La jornada electoral del 26-M nos deja numerosas indicaciones. En el campo independentista, la pugna entre ERC y los neoconvergentes sigue abierta. El ciclo no se cerrará del todo hasta la celebración de las elecciones autonómicas. Y el comportamiento del electorado indica cuán incierto se antoja aún su desenlace: si ERC se impone con nitidez en el ámbito municipal –con la enorme carga simbólica que supone vencer, incluso por la mínima, en Barcelona-, Puigdemont gana el pulso a Junqueras en los comicios europeos. ¿Un partido para la gestión local y otro para la indignación nacional? Es muy probable que las elecciones al Parlament se convoquen tras conocerse la sentencia del Supremo. El contenido de la misma y su impacto emocional en Catalunya serán determinantes para una configuración definitiva del escenario político. En cualquier caso, la robustez electoral que muestra el campo independentista y la viveza de su polo radical hacen difícil entrever una atenuación del conflicto.

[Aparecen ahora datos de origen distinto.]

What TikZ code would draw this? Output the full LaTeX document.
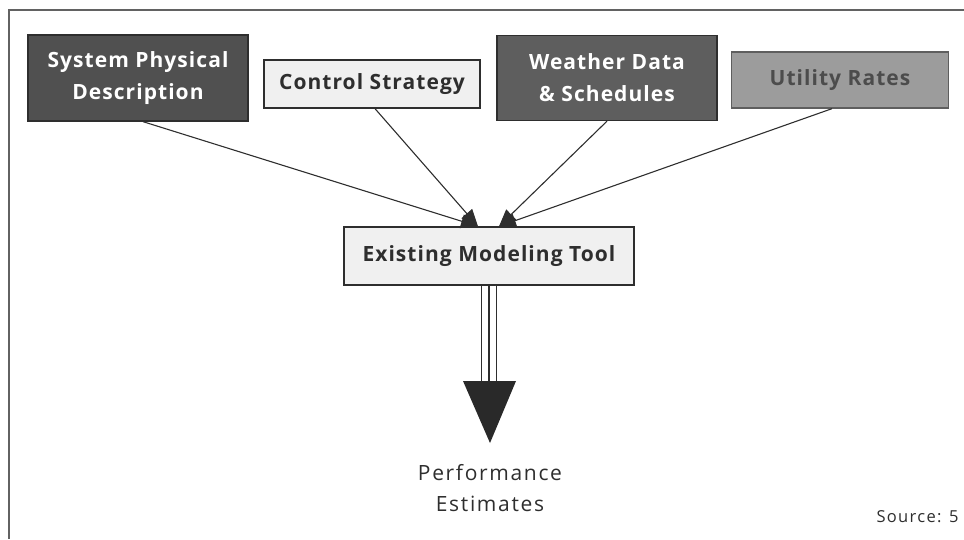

Revertir la situación requeriría una entente muy decidida de las izquierdas. Y ahí los últimos comicios han echado una palada de cal y otra de arena. El PSOE ha ganado las generales, las europeas y ha hecho un muy buen papel en ayuntamientos y comunidades autónomas. La ventana de oportunidad que brindan los escaños obtenidos en el Congreso no deben hacer perder de vista, sin embargo, la fuerza que conserva el bloque de las derechas y la extrema derecha. Si siguen sumando “a la andaluza”, el PP se hará con la alcaldía y la presidencia de la comunidad de Madrid, configurando así un relevante contrapeso al gobierno del Estado. Pero, si bien el socialismo se recompone de la mano de Pedro Sánchez, la izquierda alternativa, necesaria para constituir mayorías progresistas, se ve sumida en una grave crisis. Los pésimos resultados cosechados por Unidas Podemos este domingo son el corolario de un declive ininterrumpido desde la irrupción de las confluencias en diciembre de 2015. Su ímpetu inicial hizo incluso albergar la ilusión de un sorpasso del PSOE. Si el mayor acierto de Pablo Iglesias fue propiciar la moción de censura que, hace un año, desalojó al PP del gobierno, el espacio político ha ido acumulando errores y debilidades. Ahora pasan dolorosas facturas. La derrota de los “ayuntamientos del cambio” es sin duda la más sangrante.
El caso de Barcelona ofrece pistas inequívocas para entender el fondo del problema. ERC se impone como el voto útil independentista de las clases medias. Pero, la ciudad no es independentista: los partidos contrarios a la secesión siguen sumando una amplia mayoría de concejales. En el duelo Maragall-Colau, el republicano se impone por un puñado de votos. Barcelona en Comú resiste reativamente bien en términos absolutos y sólo pierde un concejal respecto a 2015. Sin embargo, la pérdida de votos y el desplazamiento de porcentajes en relación con el PSC que se producen en los barrios populares, aquellos que auparon a Colau a la alcaldía, son significativos. En Nou Barris, por ejemplo, Bcomú obtuvo el 33,7% de los sufragios en mayo de 2015; ahora desciende al 22,9%, mientras los socialistas pasan del 16,2 al 28%. Incluso donde Bcomú permanece como la fuerza más votada (Horta-Guinardó, Sant Andreu, Sant Martí, Ciutat Vella, Sants-Montjuïc…), el flujo de votos hacia el PSC es una constante.
¿Alguien duda que esto resulte de las ambigüedades con respecto al “procés”? A diferencia de las inclinaciones de algunos de sus cuadros, la base electoral de los “comunes” es mayoritariamente contraria a la independencia. El “procés” ha llevado las cosas demasiado lejos. Si no abraza la perspectiva federalista, la izquierda alternativa consumará un fracaso de cuyo inminente riesgo alerta la pérdida de más de 100 ediles en los municipios catalanes. Sucumbir a los cantos de sirena de ERC sería fatal. Si quiere tener un futuro, esta izquierda debe buscar las alianzas necesarias –difíciles, pero no imposibles– para cerrar el paso a la incierta aventura de un gobierno independentista en Barcelona.